Senate Minority Leader Chuck Schumer personally recruited Mills and backed her campaign, arguing that she was the most electable. Her opponent, Graham Platner, is an oyster farmer who jumped onto the scene with a strong populist message, progressive endorsements, and his fair share of controversies.
Against the odds, Platner was able to weather the controversies around his Nazi tattoo and old Reddit posts that minimized rape and sexual assault. Platner has apologized for his past actions and words. He might have had a harder time of it had Mills not been potentially the oldest freshman senator in American history, had she won the election. Four Democrats have died in office in the current Congress.
Mangla argues that Mills’s failure in Maine speaks to the disconnect between Democrats in D.C. and voters on the ground.

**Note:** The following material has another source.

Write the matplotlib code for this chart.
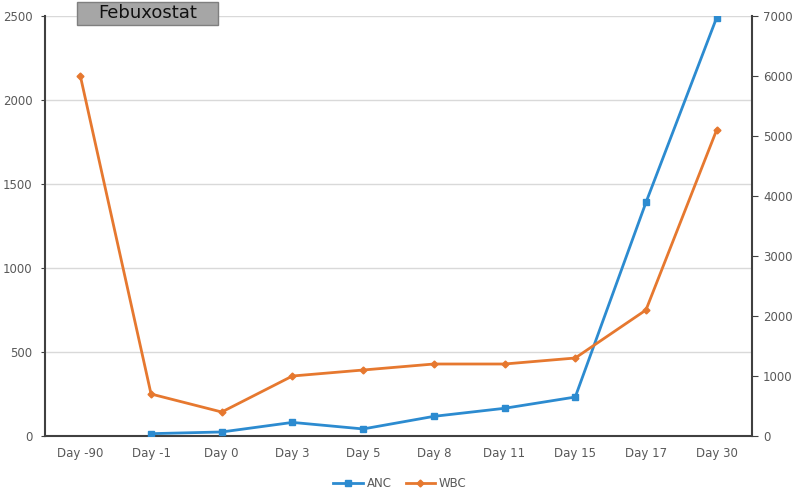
import matplotlib
matplotlib.use("Agg")
import matplotlib.pyplot as plt
from matplotlib.lines import Line2D
from matplotlib.patches import Rectangle

categories = ["Day -90", "Day -1", "Day 0", "Day 3", "Day 5", "Day 8", "Day 11", "Day 15", "Day 17", "Day 30"]
anc = [None, 14, 24, 81, 42, 117, 165, 232, 1390, 2490]
wbc = [6000, 700, 400, 1000, 1100, 1200, 1200, 1300, 2100, 5100]
left_ticks = [0, 500, 1000, 1500, 2000, 2500]
right_ticks = [0, 1000, 2000, 3000, 4000, 5000, 6000, 7000]

blue = "#2C8BD0"
orange = "#E6782F"
tick_col = "#595959"

plt.rcParams['font.family'] = ['DejaVu Sans']
fig = plt.figure(figsize=(8, 4.92), dpi=100)
ax = fig.add_axes([0.05625, 0.1138, 0.88375, 0.8537])
ax2 = ax.twinx()

x = list(range(len(categories)))
ax_x = [i for i, v in zip(x, anc) if v is not None]
ax_y = [v for v in anc if v is not None]
ax.plot(ax_x, ax_y, color=blue, lw=2.0, marker="s", ms=4, zorder=3)
ax2.plot(x, wbc, color=orange, lw=2.0, marker="D", ms=3.5, zorder=3)

ax.set_xlim(-0.5, len(categories) - 0.5)
ax.set_ylim(0, 2500)
ax2.set_ylim(0, 7000)
ax.set_yticks(left_ticks)
ax2.set_yticks(right_ticks)
ax.set_xticks(x)
ax.set_xticklabels(categories)

ax.grid(axis="y", color="#D9D9D9", lw=1)
ax.set_axisbelow(True)

for a in (ax, ax2):
    a.spines["top"].set_visible(False)
ax.spines["right"].set_visible(False)
ax2.spines["left"].set_visible(False)
ax2.spines["bottom"].set_visible(False)
ax.spines["left"].set_color("#404040")
ax.spines["left"].set_linewidth(1.5)
ax.spines["bottom"].set_color("#404040")
ax.spines["bottom"].set_linewidth(1.5)
ax2.spines["right"].set_color("#404040")
ax2.spines["right"].set_linewidth(1.5)

ax.tick_params(axis="x", length=0, labelsize=8.5, labelcolor=tick_col, pad=8)
ax.tick_params(axis="y", length=3, labelsize=8.5, labelcolor=tick_col, color="#404040", pad=6)
ax2.tick_params(axis="y", length=4, labelsize=8.5, labelcolor=tick_col, color="#404040", pad=4)

fig.add_artist(Rectangle((0.096, 0.949), 0.176, 0.047, transform=fig.transFigure,
                         fc="#A6A6A6", ec="#7F7F7F", lw=1, zorder=5))
fig.text(0.184, 0.9726, "Febuxostat", ha="center", va="center", fontsize=13,
         color="#111111", zorder=6)

handles = [Line2D([0], [0], color=blue, lw=2.0, marker="s", ms=4),
           Line2D([0], [0], color=orange, lw=2.0, marker="D", ms=3.5)]
fig.legend(handles, ["ANC", "WBC"], loc="center", bbox_to_anchor=(0.5, 0.018), ncol=2,
           frameon=False, fontsize=8.5, labelcolor=tick_col, handlelength=2.5, columnspacing=1.2,
           handletextpad=0.3)

fig.savefig("out.png", dpi=100)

He’s concerned that the DCCC risks repeating the same pattern with its “Red to Blue” candidates.
“They are looking on paper at a district that went red,” Mangla said. “But that doesn’t mean that you’ll win that district with a moderate candidate … That surprised a lot of people in Maine when they thought that Janet Mills would be the candidate that resonated with voters.”
Maine isn’t the only example of the establishment’s disconnect from campaigns on the ground.
In Michigan’s Senate race, Rep. Haley Stevens is the moderate candidate favored by the establishment. She’s running against state Sen. Mallory McMorrow and Abdul El-Sayed. So far, the race is tight. A poll of likely voters conducted in late April showed Stevens with 25 percent support, El-Sayed with 23 percent, and McMorrow with 16 percent.
Stevens faces an uphill battle. She’s doubled down on her pro-Israel record, which earned her boos from delegates at the Michigan Democratic Party Convention in late April.
After Mills dropped out of the race in Maine, McMorrow posted a video on X with the caption “The party establishment in DC doesn’t get to pick our next Senator. We do.”
“What we saw in Maine with Graham, what we saw in Michigan with Haley Stevens and Mallory, I think that [establishment Democrats] are showing that they’re not learning the lessons of the past—that people want to see free and open primaries,” Mangla said.
Villegas isn’t the only progressive who has balked at the DCCC’s intervention into their races. Besides Bains, the other seven candidates chosen to receive support are Marlene Galán-Woods in Arizona’s First District, Jessica Killin in Colorado’s Fifth District, Bob Harvie in Pennsylvania’s First District, Bob Brooks in Pennsylvania’s Seventh District, Bobby Pulido in Texas’s 15th District, Joe Baldacci in Maine’s Second District, and Johnny Garcia in Texas’s 35th District.
In Maine’s Second Congressional District, the DCCC chose state Sen. Joe Baldacci for the “Red to Blue” program, despite polls suggesting that it’s anyone’s race.
In a University of New Hampshire poll conducted in late February, three of the Democratic candidates—Baldacci, Jordan Wood, and Matthew Dunlap—had roughly equal odds against Republican incumbent Paul LePage.
“Once again, Washington D.C. insiders are trying to tell Mainers who can represent them,” Wood’s campaign said in a statement. “They endorsed the candidate with little grassroots support in Maine and [a] distant third in fundraising.”
As primary season continues, voters in swing districts will decide whether they’re drawn toward establishment moderates or progressive newcomers. California’s primary is on June 2nd, and Maine’s on June 9th.
If voters in these districts would prefer the leadership of establishment Democrats, or want to see fresh faces at the top of the party, those are the times to make their wishes known.